MDNA is a bitchy, defiant album. The writing is on the wall and Madonna makes it clear what her thoughts and views are. “I don’t give a..” calls Donna Summer’s “Fame (The Game)” from Summer’s 2008 release Crayons to my mind, in how the song talks about lawyers, marriage, money, prenups, et cetera. The song is fun, catchy and a great listen. The declaration by Nicki Minaj: “There’s only one Queen, and that’s Madonna. B****” is not only cheeky, but plays to the worldwide consciousness of who the artist has fashioned herself to be. After over 25 years in the entertainment business, there is only one Madonna.
“Love Spent” is an interesting track, alluding to more of Madonna’s history with her ex-husband Guy Ritchie.
“Falling Free” is an breath of fresh air, and is perhaps the only William Orbit cut on the album that reminds listeners of Ray of Light . Atmospheric and a look back at more of Madonna’s historical self, she’s “falling free” as if she suspended in midair. Oddly as beautiful as this song as, it’s simplicity stands out – sticks out, rather. One has to question what Madonna’s motives were for teaming with Orbit again?! What ever her reasons, I fell in love with this song, it was surprising as it was pleasing.

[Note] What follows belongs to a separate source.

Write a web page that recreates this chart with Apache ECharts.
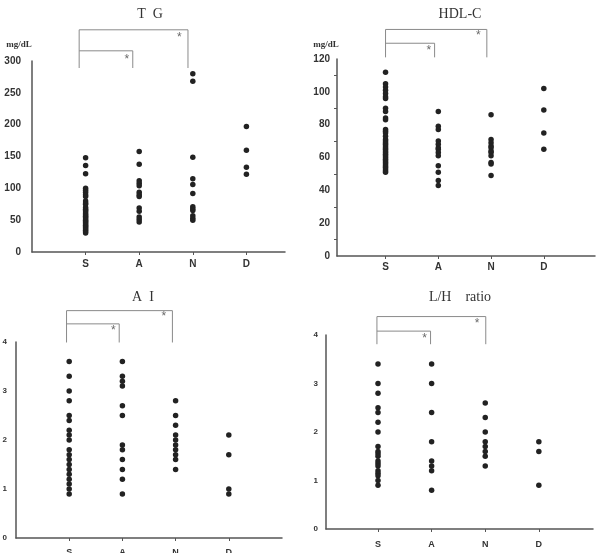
<!DOCTYPE html>
<html lang="en">
<head>
<meta charset="UTF-8">
<script src="https://cdn.jsdelivr.net/npm/echarts@6/dist/echarts.min.js"></script>
<title>TG HDL-C AI L/H</title>
<style>
  html, body { margin: 0; padding: 0; background: #fff; }
  #main { width: 597px; height: 553px; }
</style>
</head>
<body>
<div id="main"></div>
<script type="text/javascript">
    // groups on the x axis
    var groups = ['S', 'A', 'N', 'D'];

    // TG (mg/dL)
    var tgS = [148, 136, 123, 100, 97, 94, 90, 87, 80, 77, 75, 70, 67, 65, 63, 60, 58, 56, 54, 52, 50, 48, 46, 44, 42, 40, 38, 36, 34, 32, 30];
    var tgA = [158, 138, 112, 108, 104, 94, 90, 87, 69, 64, 55, 51, 47];
    var tgN = [280, 268, 149, 115, 106, 92, 71, 68, 65, 57, 53, 50];
    var tgD = [197, 160, 133, 122];

    // HDL-C (mg/dL)
    var hdlS = [112, 105, 103, 101, 99, 97, 96, 90, 88, 84, 83, 77, 76, 75, 73, 71, 70, 69, 68, 67, 66, 65, 64, 63, 62, 61, 60, 59, 58, 57, 56, 55, 54, 53, 52, 51];
    var hdlA = [88, 79, 77, 70, 68, 66, 65, 63, 61, 55, 51, 46, 43];
    var hdlN = [86, 71, 69, 67, 66, 64, 63, 61, 57, 56, 49];
    var hdlD = [102, 89, 75, 65];

    // AI
    var aiS = [3.6, 3.3, 3.0, 2.8, 2.5, 2.4, 2.2, 2.1, 2.0, 1.8, 1.7, 1.6, 1.5, 1.4, 1.3, 1.2, 1.1, 1.0, 0.9];
    var aiA = [3.6, 3.3, 3.2, 3.1, 2.7, 2.5, 1.9, 1.8, 1.6, 1.4, 1.2, 0.9];
    var aiN = [2.8, 2.5, 2.3, 2.1, 2.0, 1.9, 1.8, 1.7, 1.6, 1.4];
    var aiD = [2.1, 1.7, 1.0, 0.9];

    // L/H ratio
    var lhS = [3.4, 3.0, 2.8, 2.5, 2.4, 2.2, 2.0, 1.7, 1.6, 1.55, 1.5, 1.4, 1.35, 1.3, 1.2, 1.15, 1.1, 1.0, 0.9];
    var lhA = [3.4, 3.0, 2.4, 1.8, 1.4, 1.3, 1.2, 0.8];
    var lhN = [2.6, 2.3, 2.0, 1.8, 1.7, 1.6, 1.5, 1.3];
    var lhD = [1.8, 1.6, 0.9];

    // significance brackets, in axis units: [left x, inner right x, outer right x, outer top, inner top, leg bottom]
    var brTG  = [0.88, 1.88, 2.91, 349, 316, 289];
    var brHDL = [1.0, 1.93, 2.92, 138, 129.6, 121];
    var brAI  = [0.95, 1.94, 2.94, 4.64, 4.37, 3.99];
    var brLH  = [0.98, 1.98, 3.01, 4.38, 4.08, 3.81];

    var panels = [
        {sets: [tgS, tgA, tgN, tgD], br: brTG},
        {sets: [hdlS, hdlA, hdlN, hdlD], br: brHDL},
        {sets: [aiS, aiA, aiN, aiD], br: brAI},
        {sets: [lhS, lhA, lhN, lhD], br: brLH}
    ];

    var grids = [
        {left: 32, top: 61, width: 253, height: 191, outerBoundsMode: 'none'},
        {left: 337, top: 59, width: 258, height: 197, outerBoundsMode: 'none'},
        {left: 16, top: 342, width: 266, height: 196, outerBoundsMode: 'none'},
        {left: 326, top: 335, width: 267, height: 194, outerBoundsMode: 'none'}
    ];
    var xRange = [[0, 4.72], [0.08, 4.97], [0, 5], [0.03, 5.01]];
    var yRange = [[300, 50], [120, 20], [4, 1], [4, 1]];
    var yFont = [10, 10, 8, 8];
    var yMargin = [11, 7, 9, 8];
    var xFont = [10, 10, 9, 9];
    var xMargin = [7, 6, 10, 11];

    var axisCol = '#555';
    var textCol = '#333';

    var xAxes = [], yAxes = [], series = [];
    panels.forEach(function (p, i) {
        xAxes.push({
            type: 'value', gridIndex: i, min: xRange[i][0], max: xRange[i][1],
            splitLine: {show: false},
            axisLine: {show: true, onZero: false, lineStyle: {color: axisCol, width: 1.5}},
            axisTick: {show: true, length: 3, customValues: [1, 2, 3, 4], lineStyle: {color: axisCol}},
            axisLabel: {
                customValues: [1, 2, 3, 4], margin: xMargin[i],
                fontFamily: 'Liberation Sans', fontWeight: 'bold', fontSize: xFont[i], color: textCol,
                formatter: function (v) { return groups[Math.round(v) - 1] || ''; }
            }
        });
        yAxes.push({
            type: 'value', gridIndex: i, min: 0, max: yRange[i][0], interval: yRange[i][1],
            splitLine: {show: false},
            axisLine: {show: true, lineStyle: {color: axisCol, width: 1.5}},
            axisTick: {show: false},
            minorTick: {show: i === 1, splitNumber: 2, length: 3, lineStyle: {color: axisCol}},
            axisLabel: {
                margin: yMargin[i],
                fontFamily: 'Liberation Sans', fontWeight: 'bold', fontSize: yFont[i], color: textCol
            }
        });
        // the dots
        p.sets.forEach(function (vals, k) {
            series.push({
                type: 'scatter', xAxisIndex: i, yAxisIndex: i,
                symbolSize: 5.5, itemStyle: {color: '#222', opacity: 1},
                data: vals.map(function (v) { return [k + 1, v]; })
            });
        });
        // brackets
        var b = p.br;
        series.push({
            type: 'line', xAxisIndex: i, yAxisIndex: i, clip: false, silent: true,
            showSymbol: false, symbol: 'none', lineStyle: {color: '#8a8a8a', width: 1},
            data: [[b[0], b[5]], [b[0], b[3]], [b[2], b[3]], [b[2], b[5]]]
        });
        series.push({
            type: 'line', xAxisIndex: i, yAxisIndex: i, clip: false, silent: true,
            showSymbol: false, symbol: 'none', lineStyle: {color: '#8a8a8a', width: 1},
            data: [[b[0], b[4]], [b[1], b[4]], [b[1], b[5]]]
        });
        // asterisks just left of each right leg
        var dy = (b[3] - b[4]);
        series.push({
            type: 'scatter', xAxisIndex: i, yAxisIndex: i, clip: false, silent: true,
            symbolSize: 1, itemStyle: {color: 'transparent'},
            label: {show: true, position: 'inside', offset: [0, 3], formatter: '*', fontSize: 12, color: '#444', fontFamily: 'Liberation Sans'},
            data: [[b[1] - 0.11, b[4] - dy * 0.3], [b[2] - 0.16, b[3] - dy * 0.25]]
        });
    });

    var serif = 'Liberation Serif';
    var titleStyle = function (x, y, t) {
        return {type: 'text', x: x, y: y, style: {text: t, fill: textCol, font: '14px "' + serif + '"', textAlign: 'center', textVerticalAlign: 'middle'}};
    };
    var unitStyle = function (x, y) {
        return {type: 'text', x: x, y: y, style: {text: 'mg/dL', fill: textCol, font: 'bold 9px "' + serif + '"', textAlign: 'center', textVerticalAlign: 'middle'}};
    };

    var myChart = echarts.init(document.getElementById('main'));
    var option = {
        backgroundColor: '#fff',
        animation: false,
        grid: grids,
        xAxis: xAxes,
        yAxis: yAxes,
        series: series,
        graphic: [
            titleStyle(150, 14, 'T  G'),
            titleStyle(460, 14, 'HDL-C'),
            titleStyle(143, 297, 'A  I'),
            titleStyle(460, 297, 'L/H    ratio'),
            unitStyle(19, 45),
            unitStyle(326, 45)
        ]
    };
    myChart.setOption(option);
</script>
</body>
</html>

“I Fucked Up” is a great song: Madonna saying “I’m sorry.” In 2006 she declared, “I don’t wanna hear, I don’t wanna know, please don’t say you’re sorry” on Confessions on a Dance Floor. Her listeners get the sorrowful side of a woman who is only human. She’s admitting she makes mistakes. I really can appreciate that. A woman may be angry, but she still has her emotions: “I’m not ashamed to say, I wish I could have you back maybe one day..” – will she get him back one day?
For better or for worse, Madonna has returned to the music world. At 53 years old, The Queen of Pop retains her crown.
- I Don’t Give A..
- I’m a Sinner
- Love Spent
- Falling Free
- I Fucked Up
So, I must thank an undisclosed source for the skinny on the new Madonna album. Madonna herself, set down with Jimmy Fallon Saturday evening for a Facebook interview at its NYC headquaters. I didn’t much care for it. For starters, one could barely hear Madonna answer the questions and it was too short to be considered an interview. I’ve been listening and listening to the album and I have to admit, it’s quite good. It’s not on the same par as Ray of Light or Confessions on a Dance Floor, but it is much better than Madonna’s last album with Warner Bros. in 2008. That is for sure! I forgot to add “Turn Up the Radio” to my list of noteworthy songs, I really like the track, it’s so fitting on a nice sunshine filled day. It has the feel of summer in it – a huge plus given the release date.
Admittedly, I instantly judged the album by its cover art (which I adore.) I knew Confessions would be awesome because of its cover and album art, this new album is no exception. The artwork by Mert and Marcus and Giovanni Bianco has “dancing queen” written all over it.
The album has been getting a lot of weird reviews lately. Madonna is no stranger to divided criticism. Yet again, for listeners it’s a love or hate relationship.
‘MDNA’ isn’t a terrible album – but it is the sound of an artist trying too hard to raise eyebrows and remain relevant. The standout moments come when Madonna eases off the thrusting and the grinding and writes a decent pop song – which she can still do with ease, writes Michael Baggs from Gigwise.com
Baggs goes on, “Every new Madonna album is an event and hopes are always high but this is a huge disappointment. A bland, characterless disappointment. Like the drug on which the album-title pun is built on, ‘MDNA’ is a bright and energetic blast, but one that will leave even her most hardened fans feeling crappy once the buzz has passed.”